First off, I really like Jon Favreau. He's an actor who rarely feels Hollywood, who you always root for because in many ways he's just a normal guy. He's not a heartthrob by any means, nor is he hilarious, but there's something about the guy that's approachable and likeable. A lot of people would say the same about the movies he directs (Iron Man, Cowboys & Aliens), though I'm not a fan of either of those. I prefer him as an actor, even in the stupid movies he often finds himself a part of. But Chef is different, as he writes, stars, and directs, taking full control of the film and putting a lot of himself into the story. Perhaps that's why it felt so believable and so honest, because it had a lot of soul poured into it. It sounds corny, but I kept having to remind myself that Favreau wasn't a chef, that this was just acting, that it wasn't real life. But that kind of attention to detail and that hands on approach really helped make the film successful in many different ways.

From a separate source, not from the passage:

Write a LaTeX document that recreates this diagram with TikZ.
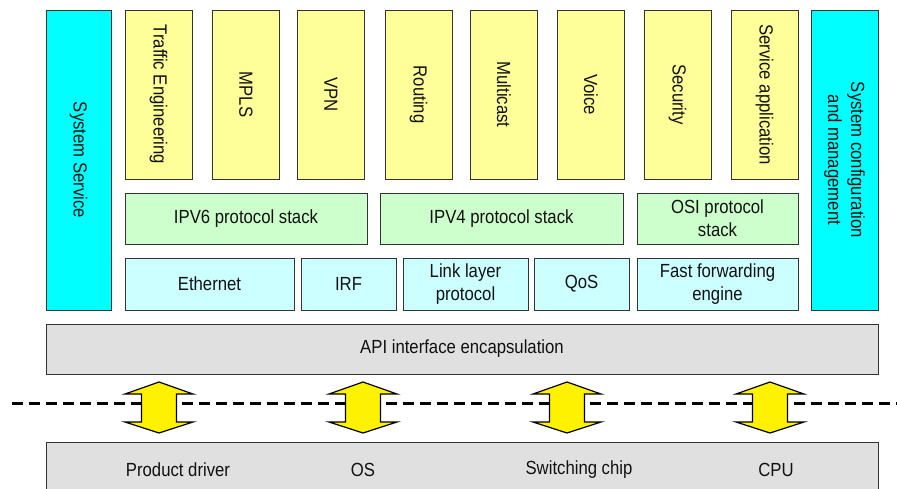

Perhaps the best part about the film was the food. So many scenes showed the chef lovingly crafting meals, not only for customers but often for the people he cared about in his life. It was his way of showing them that he loved them, by taking time to create a meal that they would love. A lot of time was spent showing fresh ingredients, recipes in process, food cooking slowly and beautifully. Even the sound made me hungry; the sizzling of butter, the crunch of a gourmet grilled cheese sandwich. The film was a homage to food and the crafting of great dishes, to the talent & effort that excellent chefs exhibit every day all across the country. But you don't have to be a foodie to enjoy the film, there was more to hook you. A good father/son story, some nice acting by the side characters, a cool soundtrack, locations across the nation; it was a film that celebrated the best of what our country has to offer, from its diversity to its cuisine. Chef, in many ways, was a feel-good movie. Soul food, heartwarming drama, people happily following their dreams; it wasn't all fun & games but the overall arc of the story was a positive one and left me feeling good. I guess that's what great food should do, and great movies too for that matter.